Predicting high-frequency nutrient dynamics in the Danube River from surrogates with sensors and machine-learning

Nutrient dynamics play an essential role in aquatic ecosystems. Despite advances in sensor technology, nutrient concentrations are difficult and expensive to monitor in-situ and in real-time. Emerging data-driven methods may provide surrogate measures for nutrient concentrations. In this work, 4-year high-frequency (15-min interval) regularly monitored variables and 2 data-driven algorithms are used to build surrogate measures for nitrate, orthophosphate, and ammonium at 2 stations in the German part of the Danube River. The variables used as input futures are dissolved oxygen (DO), temperature (Temp), conductivity (EC), pH, discharge rate (Q), and chlorophyll-a (Chl-a). Multiple linear regression (MLR) and Random Forest Regression (RF) are trained and cross-validated for the concentration predictions of nutrient constituents. Prior to training, pre-processing procedures were implemented, including removing outliers and filling missing values by linear interpolation. This work presented a thorough description of the workflow, including intermediate steps for feature engineering, feature selection, hyper-parameter optimization. The results of the 12 surrogate models (2 algorithms * 3 constituents * 2 stations) are compared.

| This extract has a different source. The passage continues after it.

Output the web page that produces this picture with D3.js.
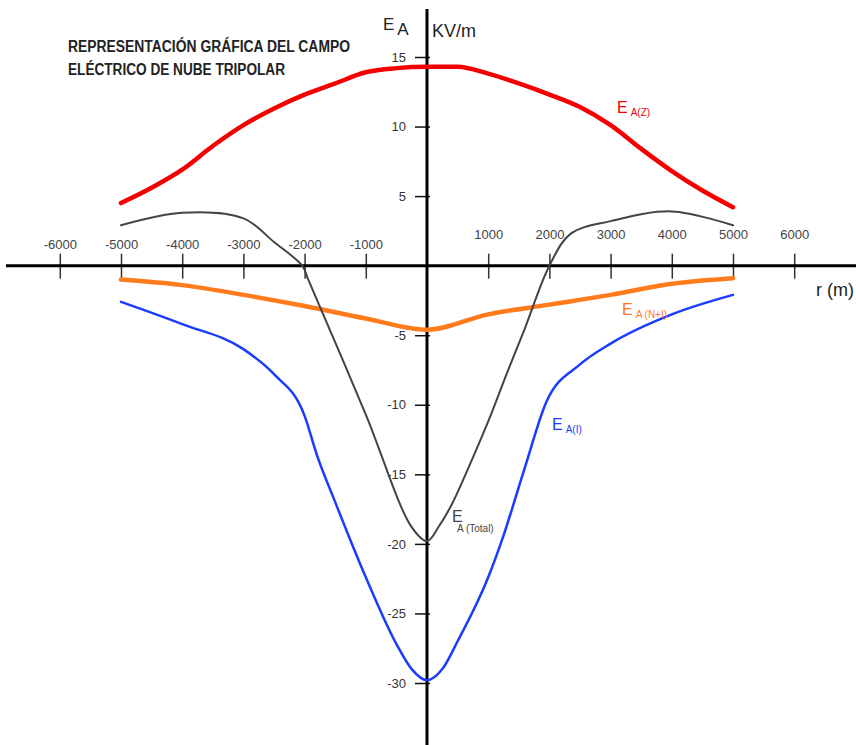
<!DOCTYPE html>
<html>
<head>
<meta charset="utf-8">
<script src="https://cdn.jsdelivr.net/npm/d3@7"></script>
<style>
  body { margin: 0; background: #fff; }
  svg { display: block; font-family: "Liberation Sans", Arial, sans-serif; }
</style>
</head>
<body>
<div id="container"></div>
<script>
/* CONSTANTS AND GLOBALS */
const width = 856;
const height = 745;

/* DATA */
// r (m) and E_A (KV/m)
const rZ = [-5000, -4500, -4000, -3500, -3000, -2500, -2000, -1500, -1000, -500, 0, 500, 1000, 1500, 2000, 2500, 3000, 3500, 4000, 4500, 5000];
const eZ = [4.5, 5.6, 6.9, 8.6, 10.1, 11.3, 12.3, 13.1, 13.9, 14.2, 14.3, 14.3, 13.8, 13.1, 12.3, 11.4, 10.1, 8.4, 6.8, 5.4, 4.2];

const rTotal = [-5000, -4000, -3000, -2500, -2040, -1940, -1000, -250, 0, 200, 400, 650, 1000, 1300, 1600, 2000, 2350, 3000, 4000, 5000];
const eTotal = [2.9, 3.8, 3.4, 1.7, 0, -1.0, -10.7, -18.8, -19.8, -18.7, -17.2, -14.8, -11.2, -7.8, -4.5, 0, 2.3, 3.2, 3.9, 2.9];

const rNI = [-5000, -4000, -3000, -2000, -1000, 0, 1000, 2000, 3000, 4000, 5000];
const eNI = [-1.0, -1.4, -2.1, -2.9, -3.8, -4.6, -3.5, -2.8, -2.1, -1.3, -0.9];

const rI = [-5000, -4000, -3000, -2500, -2000, -1800, -1500, -1000, -500, -250, 0, 250, 500, 1000, 1250, 1600, 1950, 2500, 3000, 4000, 5000];
const eI = [-2.6, -4.2, -6.0, -7.8, -10.8, -13.6, -17.0, -22.4, -27.2, -29.0, -29.8, -29.0, -27.0, -22.4, -19.4, -14.5, -9.8, -7.1, -5.6, -3.5, -2.1];

const xTicks = [-6000, -5000, -4000, -3000, -2000, -1000, 1000, 2000, 3000, 4000, 5000, 6000];
const yTicks = [15, 10, 5, -5, -10, -15, -20, -25, -30];

const titleLines = ["REPRESENTACIÓN GRÁFICA DEL CAMPO", "ELÉCTRICO DE NUBE TRIPOLAR"];

/* SCALES */
const xScale = d3.scaleLinear().domain([-6000, 6000]).range([427 - 6 * 61.2, 427 + 6 * 61.2]);
const yScale = d3.scaleLinear().domain([-30, 15]).range([683, 57]);

/* SVG */
const svg = d3.select("#container")
  .append("svg")
  .attr("width", width)
  .attr("height", height);

const toPts = (rs, es) => rs.map((r, i) => ({ r: r, e: es[i] }));
const lineMono = d3.line()
  .x(d => xScale(d.r))
  .y(d => yScale(d.e))
  .curve(d3.curveMonotoneX);
const lineCR = d3.line()
  .x(d => xScale(d.r))
  .y(d => yScale(d.e))
  .curve(d3.curveCatmullRom.alpha(0.5));

// title
svg.append("g")
  .selectAll("text")
  .data(titleLines)
  .join("text")
  .attr("x", 68)
  .attr("y", (d, i) => 52 + i * 23)
  .attr("textLength", (d, i) => i === 0 ? 282 : 217)
  .attr("lengthAdjust", "spacingAndGlyphs")
  .style("font-family", "'Liberation Sans Narrow', 'Arial Narrow', sans-serif")
  .style("font-size", "16px")
  .style("font-weight", "bold")
  .attr("fill", "#222")
  .text(d => d);

// x-axis
const xAxis = d3.axisTop(xScale)
  .tickValues(xTicks)
  .tickSize(12)
  .tickFormat(d => String(d));
svg.append("g")
  .attr("class", "x-axis")
  .attr("transform", `translate(0, ${yScale(0)})`)
  .call(xAxis)
  .call(g => g.select(".domain").remove())
  .call(g => g.selectAll(".tick line").attr("y1", 13).attr("y2", -12).attr("stroke", "#333").attr("stroke-width", 1.5))
  .call(g => g.selectAll(".tick text")
    .attr("y", d => d < 0 ? -17 : -27)
    .attr("fill", "#444")
    .style("font-size", "13px")
    .style("font-family", "'Liberation Sans', Arial, sans-serif"));

// y-axis
const yAxis = d3.axisLeft(yScale)
  .tickValues(yTicks)
  .tickSize(12)
  .tickPadding(9)
  .tickFormat(d => String(d));
svg.append("g")
  .attr("class", "y-axis")
  .attr("transform", `translate(${xScale(0)}, 0)`)
  .call(yAxis)
  .call(g => g.select(".domain").remove())
  .call(g => g.selectAll(".tick line").attr("x2", -12).attr("x1", 3).attr("stroke", "#111").attr("stroke-width", 1.5))
  .call(g => g.selectAll(".tick text")
    .attr("fill", "#333")
    .style("font-size", "13px")
    .style("font-family", "'Liberation Sans', Arial, sans-serif"));

// main axis lines
svg.append("line")
  .attr("x1", 6).attr("x2", width)
  .attr("y1", yScale(0)).attr("y2", yScale(0))
  .attr("stroke", "#000").attr("stroke-width", 3);
svg.append("line")
  .attr("x1", xScale(0)).attr("x2", xScale(0))
  .attr("y1", 9).attr("y2", height)
  .attr("stroke", "#000").attr("stroke-width", 3);

// curves
const series = [
  { pts: toPts(rNI, eNI), color: "#ff7b1c", w: 4.5, gen: lineMono },
  { pts: toPts(rI, eI), color: "#1a3cff", w: 2.5, gen: lineMono },
  { pts: toPts(rTotal, eTotal), color: "#444", w: 2, gen: lineCR },
  { pts: toPts(rZ, eZ), color: "#f40000", w: 4.5, gen: lineMono }
];
svg.append("g")
  .selectAll("path")
  .data(series)
  .join("path")
  .attr("d", d => d.gen(d.pts))
  .attr("fill", "none")
  .attr("stroke", d => d.color)
  .attr("stroke-width", d => d.w)
  .attr("stroke-linejoin", "round")
  .attr("stroke-linecap", "round");

// axis titles
const yTitle = svg.append("text").attr("x", 383).attr("y", 30).style("font-size", "17px").attr("fill", "#222");
yTitle.append("tspan").text("E");
yTitle.append("tspan").attr("dx", 3).attr("dy", 5).text("A");
svg.append("text").attr("x", 432).attr("y", 37).style("font-size", "18px").attr("fill", "#222").text("KV/m");
svg.append("text").attr("x", 816).attr("y", 296).style("font-size", "18px").attr("fill", "#222").text("r (m)");

// series labels
const seriesLabel = (x, y, sub, color) => {
  const t = svg.append("text").attr("x", x).attr("y", y).attr("fill", color).style("font-size", "16px");
  t.append("tspan").text("E");
  t.append("tspan").attr("dx", 3).attr("dy", 3).style("font-size", "10px").text(sub);
};
seriesLabel(617, 113, "A(Z)", "#f40000");
seriesLabel(622, 315, "A (N+I)", "#ff7b1c");
seriesLabel(552, 430, "A(I)", "#1a3cff");

svg.append("text").attr("x", 452).attr("y", 522).attr("fill", "#444").style("font-size", "16px").text("E");
svg.append("text").attr("x", 457).attr("y", 532).attr("fill", "#444").style("font-size", "10px").text("A (Total)");
</script>
</body>
</html>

The results show that the RF algorithm can reproduce the environmental phenomena and contribute to water quality management. The RF algorithm already outperformed MLR when adding at least three predictors in this work. The five-fold CV has identified the reliable and stable prediction of the targets NO₃^--N (R² = 0.9967 and 0.9992), NH₄⁺-N (R² = 0.9861 and 0.9927), PO₄^3--P (R² = 0.9638 and 0.9643).